━━━━━ DATA EXCERPTS

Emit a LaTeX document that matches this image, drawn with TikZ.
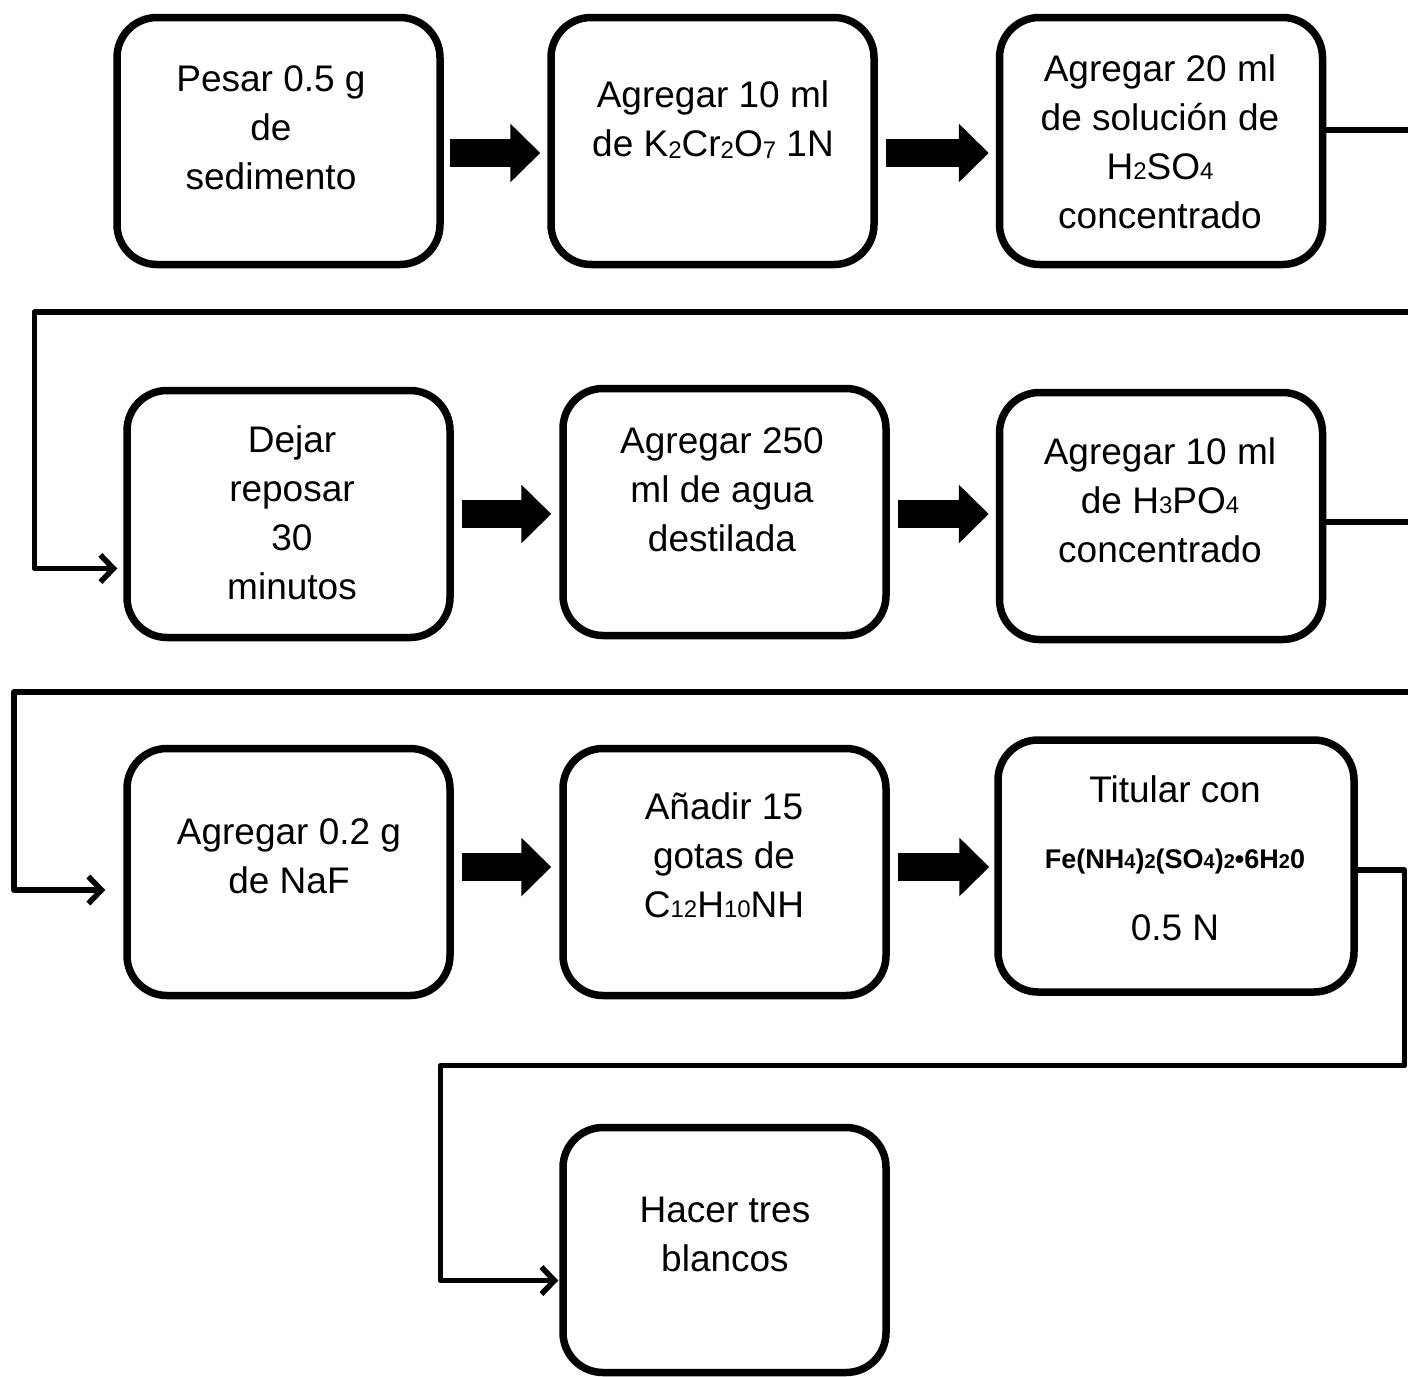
\documentclass[tikz,border=0pt]{standalone}
\usepackage{fontspec}
\setmainfont{Liberation Sans}
\usetikzlibrary{arrows.meta,calc}
\newcommand\sbd[1]{{\fontsize{24}{24}\selectfont #1}}
\newcommand\sbl[1]{\raisebox{-2pt}{\fontsize{24}{24}\selectfont #1}}
\newcommand\sbb[1]{{\fontsize{20}{20}\selectfont\bfseries #1}}
\newcommand\boxlines[4]{%
  \foreach \l [count=\i from 0] in {#4} {\node[txt] (#1-\i) at (#2, #3+49.3*\i) {\l};}}
\begin{document}
\begin{tikzpicture}[x=1pt,y=-1pt,
  box/.style={draw, line width=7.5pt, rounded corners=40pt, minimum width=323pt, minimum height=247pt, inner sep=0pt},
  txt/.style={anchor=base, inner sep=0pt, font=\fontsize{37}{44}\selectfont},
  conn/.style={line width=5.5pt, line join=round, -{Straight Barb[length=13pt,width=27pt]}},
  blockarrow/.style={line width=28pt, -{Triangle[length=30pt,width=57pt]}}]
\useasboundingbox[fill=white] (0,0) rectangle (1408,1376);

% boxes
\node[box] (b1) at (278.5,141) {};
\node[box] (b2) at (712.5,141) {};
\node[box] (b3) at (1161,141) {};
\node[box] (b4) at (288.5,514) {};
\node[box] (b5) at (724.5,512) {};
\node[box] (b6) at (1161,516) {};
\node[box] (b7) at (288.5,872) {};
\node[box] (b8) at (724.5,872) {};
\node[box, minimum width=356pt, minimum height=252pt] (b9) at (1176,866) {};
\node[box, minimum height=245pt] (b10) at (724.5,1250) {};

% texts
\boxlines{t1}{271}{91}{Pesar 0.5 g, de, sedimento}
\boxlines{t2}{713}{107}{Agregar 10 ml, de K\sbl{2}Cr\sbl{2}O\sbl{7} 1N}
\boxlines{t3}{1160}{81}{Agregar 20 ml, de solución de, H\sbd{2}SO\sbd{4}, concentrado}
\boxlines{t4}{292}{452}{Dejar, reposar, 30, minutos}
\boxlines{t5}{722}{453}{Agregar 250, ml de agua, destilada}
\boxlines{t6}{1160}{464}{Agregar 10 ml, de H\sbd{3}PO\sbd{4}, concentrado}
\boxlines{t7}{289}{844}{Agregar 0.2 g, de NaF}
\boxlines{t8}{724}{819}{Añadir 15, gotas de, C\sbd{12}H\sbd{10}NH}
\node[txt] (t9-0) at (1175,802) {Titular con};
\node[txt, font=\fontsize{27}{30}\selectfont\bfseries] (t9-1) at (1175,868)
  {Fe(NH\sbb{4})\sbb{2}(SO\sbb{4})\sbb{2}•6H\sbb{2}0};
\node[txt] (t9-2) at (1175,940) {0.5 N};
\boxlines{t10}{725}{1222}{Hacer tres, blancos}

% block arrows
\coordinate (r1) at (0,153);
\coordinate (r2) at (0,514);
\coordinate (r3) at (0,867);
\draw[blockarrow] ([xshift=6pt]b1.east |- r1) -- ([xshift=-7pt]b2.west |- r1);
\draw[blockarrow] ([xshift=8pt]b2.east |- r1) -- ([xshift=-7pt]b3.west |- r1);
\draw[blockarrow] ([xshift=8pt]b4.east |- r2) -- ([xshift=-8pt]b5.west |- r2);
\draw[blockarrow] ([xshift=8pt]b5.east |- r2) -- ([xshift=-7pt]b6.west |- r2);
\draw[blockarrow] ([xshift=8pt]b7.east |- r3) -- ([xshift=-8pt]b8.west |- r3);
\draw[blockarrow] ([xshift=8pt]b8.east |- r3) -- ([xshift=-5pt]b9.west |- r3);

% connectors
\coordinate (k1a) at (1411,130);
\coordinate (k1b) at (34.5,312);
\coordinate (k1c) at (0,568.5);
\draw[conn, shorten >=6pt] (b3.east |- k1a) -- (k1a) |- (k1b) |- (b4.west |- k1c);
\coordinate (k2a) at (1411,522);
\coordinate (k2b) at (14,692);
\coordinate (k2c) at (0,890);
\draw[conn, shorten >=18pt] (b6.east |- k2a) -- (k2a) |- (k2b) |- (b7.west |- k2c);
\coordinate (k3a) at (1404.5,870);
\coordinate (k3b) at (440.5,1065.5);
\coordinate (k3c) at (0,1280.5);
\draw[conn, shorten >=1pt] (b9.east |- k3a) -- (k3a) |- (k3b) |- (b10.west |- k3c);
\end{tikzpicture}
\end{document}
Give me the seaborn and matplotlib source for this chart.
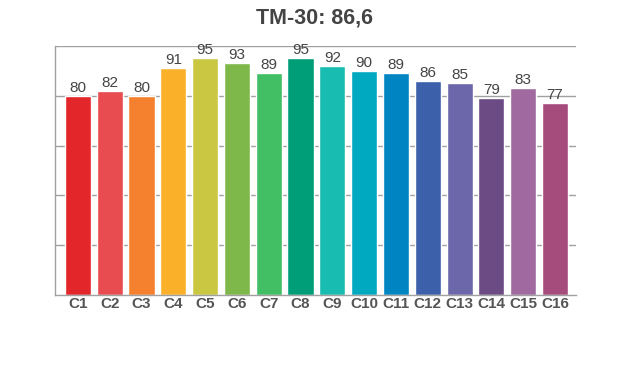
import matplotlib
matplotlib.use("Agg")
import matplotlib.pyplot as plt
import seaborn as sns
import pandas as pd

categories = ["C1", "C2", "C3", "C4", "C5", "C6", "C7", "C8",
              "C9", "C10", "C11", "C12", "C13", "C14", "C15", "C16"]
values = [80, 82, 80, 91, 95, 93, 89, 95, 92, 90, 89, 86, 85, 79, 83, 77]
colors = ["#E3262A", "#E84B50", "#F5802E", "#FBB02A", "#CAC843", "#7EB84A",
          "#42BE64", "#009E78", "#18BCB0", "#00A8C0", "#0085C3", "#3C60AA",
          "#6C67AA", "#6C4A84", "#A06AA0", "#A64C7C"]
title = "TM-30: 86,6"

sns.set_theme(style="white")
plt.rcParams["font.family"] = ["Liberation Sans", "DejaVu Sans"]

df = pd.DataFrame({"cat": categories, "val": values})

fig = plt.figure(figsize=(6.2, 3.7), dpi=100)
ax = fig.add_axes([0.0887, 0.2027, 0.8403, 0.673])

sns.barplot(data=df, x="cat", y="val", hue="cat", palette=colors,
            legend=False, width=0.82, ax=ax, saturation=1, zorder=2)

ax.set_ylim(0, 100)
ax.set_xlim(-0.72, len(categories) - 1 + 0.66)
ax.set_yticks([20, 40, 60, 80, 100])
ax.set_yticklabels([])
ax.tick_params(axis="y", length=0)
ax.tick_params(axis="x", length=0, pad=1.5)
ax.yaxis.grid(True, color="#A0A0A0", linewidth=1.0, zorder=0)
ax.set_axisbelow(True)
for lbl in ax.get_xticklabels():
    lbl.set_fontweight("bold")
    lbl.set_fontsize(11)
    lbl.set_color("#555555")
ax.set_xlabel("")
ax.set_ylabel("")

for s in ["right", "top"]:
    ax.spines[s].set_visible(False)
for s in ["left", "bottom"]:
    ax.spines[s].set_color("#A0A0A0")
    ax.spines[s].set_linewidth(1.0)

for i, v in enumerate(values):
    ax.text(i, v + 0.4, f"{v}", ha="center", va="bottom", fontsize=11,
            color="#444444")

fig.text(0.507, 0.952, title, ha="center", va="center", fontsize=15.5,
         fontweight="bold", color="#444444")

fig.savefig("out.png", dpi=100)
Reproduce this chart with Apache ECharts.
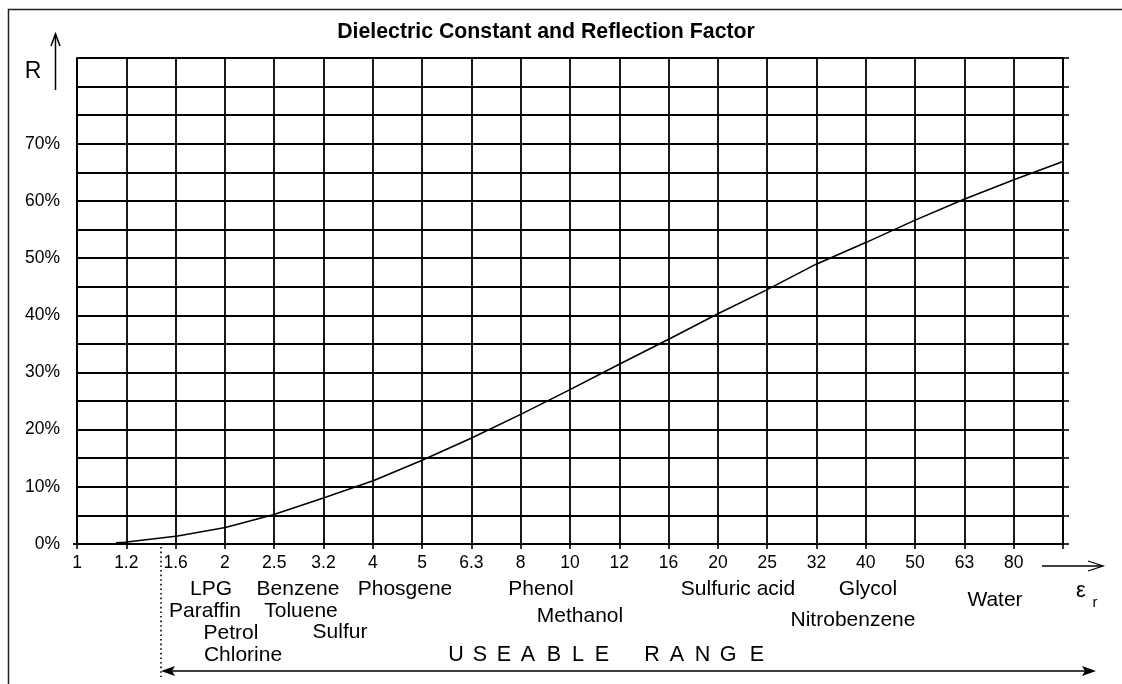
<!DOCTYPE html>
<html>
<head>
<meta charset="utf-8">
<title>Dielectric Constant and Reflection Factor</title>
<script src="https://cdn.jsdelivr.net/npm/echarts@6/dist/echarts.min.js"></script>
<style>
  html, body { margin: 0; padding: 0; background: #fff; }
  #chart { width: 1122px; height: 684px; }
</style>
</head>
<body>
<div id="chart"></div>
<script>
// Relative permittivity (εr) and the matching reflection factor R in percent
const epsilon = [1.2, 1.25, 1.6, 2, 2.5, 3.15, 4, 5, 6.3, 8, 10, 12.5, 16, 20, 25, 31.5, 40, 50, 63, 80, 100];
const reflection = [0.2, 0.3, 1.4, 2.9, 5.1, 8.0, 11.1, 14.6, 18.5, 22.8, 27.0, 31.3, 36.0, 40.3, 44.4, 48.9, 52.8, 56.6, 60.3, 63.8, 66.9];

// Tick labels of the εr axis, one per tenth of a decade
const xTickLabels = ['1', '1.2', '1.6', '2', '2.5', '3.2', '4', '5', '6.3', '8', '10', '12', '16', '20', '25', '32', '40', '50', '63', '80', ''];

// Substances written under the axis
const substances = [
  { name: 'LPG', x: 211, y: 589 },
  { name: 'Paraffin', x: 205, y: 611 },
  { name: 'Petrol', x: 231, y: 633 },
  { name: 'Chlorine', x: 243, y: 655 },
  { name: 'Benzene', x: 298, y: 589 },
  { name: 'Toluene', x: 301, y: 611 },
  { name: 'Sulfur', x: 340, y: 632 },
  { name: 'Phosgene', x: 405, y: 589 },
  { name: 'Phenol', x: 541, y: 589 },
  { name: 'Methanol', x: 580, y: 616 },
  { name: 'Sulfuric acid', x: 738, y: 589 },
  { name: 'Glycol', x: 868, y: 589 },
  { name: 'Nitrobenzene', x: 853, y: 620 },
  { name: 'Water', x: 995, y: 600 }
];

const rangeText = 'USEABLE RANGE';

const FONT = 'Arial, "Liberation Sans", Helvetica, sans-serif';
const INK = '#000';

const chart = echarts.init(document.getElementById('chart'), null, { renderer: 'canvas' });

const seriesData = epsilon.map((e, i) => [Math.log10(e), reflection[i]]);

function label(text, x, y, font) {
  return {
    type: 'text', x: x, y: y,
    style: { text: text, font: font, fill: INK, align: 'center', verticalAlign: 'middle' }
  };
}

// Spaced-out letters of the range caption
const rangeLetters = [];
const letterCenters = [456, 480, 504, 528, 554, 578, 602, null, 652, 677, 702.5, 728, 757];
rangeText.split('').forEach((ch, i) => {
  if (ch === ' ') return;
  rangeLetters.push(label(ch, letterCenters[i], 655, '21.5px ' + FONT));
});

const graphics = [
  // frame
  { type: 'polyline', shape: { points: [[8.5, 684], [8.5, 9.5], [1122, 9.5]] }, style: { stroke: '#222', lineWidth: 1.5, fill: null } },
  // title
  label('Dielectric Constant and Reflection Factor', 546, 32, 'bold 21.3px ' + FONT),
  // R axis arrow
  { type: 'line', shape: { x1: 55.5, y1: 90, x2: 55.5, y2: 34 }, style: { stroke: INK, lineWidth: 1.5 } },
  { type: 'polyline', shape: { points: [[51, 46], [55.5, 34], [60, 46]] }, style: { stroke: INK, lineWidth: 1.5, fill: null } },
  label('R', 33, 72, '23px ' + FONT),
  // εr axis arrow
  { type: 'line', shape: { x1: 1042, y1: 566, x2: 1103, y2: 566 }, style: { stroke: INK, lineWidth: 1.3 } },
  { type: 'polyline', shape: { points: [[1088, 561], [1103, 566], [1088, 571]] }, style: { stroke: INK, lineWidth: 1.3, fill: null } },
  label('ε', 1081, 591, '22px ' + FONT),
  label('r', 1095, 603, '15px ' + FONT),
  // start of the useable range
  { type: 'line', shape: { x1: 161, y1: 547, x2: 161, y2: 677 }, style: { stroke: INK, lineWidth: 1.6, lineDash: [1.6, 3] } },
  // useable range double arrow
  { type: 'line', shape: { x1: 170, y1: 671, x2: 1085, y2: 671 }, style: { stroke: INK, lineWidth: 1.5 } },
  { type: 'polygon', shape: { points: [[161, 671], [175, 666], [172, 671], [175, 676]] }, style: { fill: INK } },
  { type: 'polygon', shape: { points: [[1096, 671], [1082, 666], [1085, 671], [1082, 676]] }, style: { fill: INK } },
  // short stub of the zero line left of the axis
  { type: 'line', shape: { x1: 73, y1: 544, x2: 77, y2: 544 }, style: { stroke: INK, lineWidth: 1.8 } }
];

substances.forEach(s => {
  graphics.push(label(s.name, s.x, s.y, '21px ' + FONT));
});

const option = {
  animation: false,
  backgroundColor: '#fff',
  grid: { left: 77, right: 59, top: 58, bottom: 140, containLabel: false },
  xAxis: {
    type: 'value',
    min: 0, max: 2, interval: 0.1,
    axisLine: { show: true, onZero: false, lineStyle: { color: INK, width: 1.8 } },
    axisTick: { show: true, length: 5, lineStyle: { color: INK, width: 1.6 } },
    splitLine: { show: true, lineStyle: { color: INK, width: 1.8 } },
    axisLabel: {
      show: true, margin: 10, color: INK, fontSize: 17.5, fontFamily: FONT,
      showMinLabel: true, showMaxLabel: true, hideOverlap: false,
      formatter: v => xTickLabels[Math.round(v * 10)] || ''
    }
  },
  yAxis: [
    {
      type: 'value', position: 'left',
      min: 0, max: 85, interval: 5,
      axisLine: { show: true, lineStyle: { color: INK, width: 1.8 } },
      axisTick: { show: false },
      splitLine: { show: true, lineStyle: { color: INK, width: 1.8 } },
      axisLabel: {
        show: true, margin: 17, color: INK, fontSize: 17.5, fontFamily: FONT,
        formatter: v => (v % 10 === 0 && v <= 70) ? v + '%' : ''
      }
    },
    {
      type: 'value', position: 'right',
      min: 0, max: 85, interval: 5,
      axisLine: { show: true, lineStyle: { color: INK, width: 1.8 } },
      axisTick: { show: true, length: 6, lineStyle: { color: INK, width: 1.6 } },
      splitLine: { show: false },
      axisLabel: { show: false }
    }
  ],
  series: [{
    type: 'line',
    data: seriesData,
    yAxisIndex: 0,
    showSymbol: false,
    smooth: false,
    lineStyle: { color: INK, width: 1.6 },
    emphasis: { disabled: true }
  }],
  graphic: graphics.concat(rangeLetters)
};

chart.setOption(option);
</script>
</body>
</html>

━━━━━━━━━━

• [GIVEN TASK] Everything from the first line of the entries through the line that contains "(0,0) rectangle (1408,1376);" is to be reproduced exactly, except the pictures.

• [THE RESPONSE]
Emit a LaTeX document that matches this image, drawn with TikZ.
\documentclass[tikz,border=0pt]{standalone}
\usepackage{fontspec}
\setmainfont{Liberation Sans}
\usetikzlibrary{arrows.meta,calc}
\newcommand\sbd[1]{{\fontsize{24}{24}\selectfont #1}}
\newcommand\sbl[1]{\raisebox{-2pt}{\fontsize{24}{24}\selectfont #1}}
\newcommand\sbb[1]{{\fontsize{20}{20}\selectfont\bfseries #1}}
\newcommand\boxlines[4]{%
  \foreach \l [count=\i from 0] in {#4} {\node[txt] (#1-\i) at (#2, #3+49.3*\i) {\l};}}
\begin{document}
\begin{tikzpicture}[x=1pt,y=-1pt,
  box/.style={draw, line width=7.5pt, rounded corners=40pt, minimum width=323pt, minimum height=247pt, inner sep=0pt},
  txt/.style={anchor=base, inner sep=0pt, font=\fontsize{37}{44}\selectfont},
  conn/.style={line width=5.5pt, line join=round, -{Straight Barb[length=13pt,width=27pt]}},
  blockarrow/.style={line width=28pt, -{Triangle[length=30pt,width=57pt]}}]
\useasboundingbox[fill=white] (0,0) rectangle (1408,1376);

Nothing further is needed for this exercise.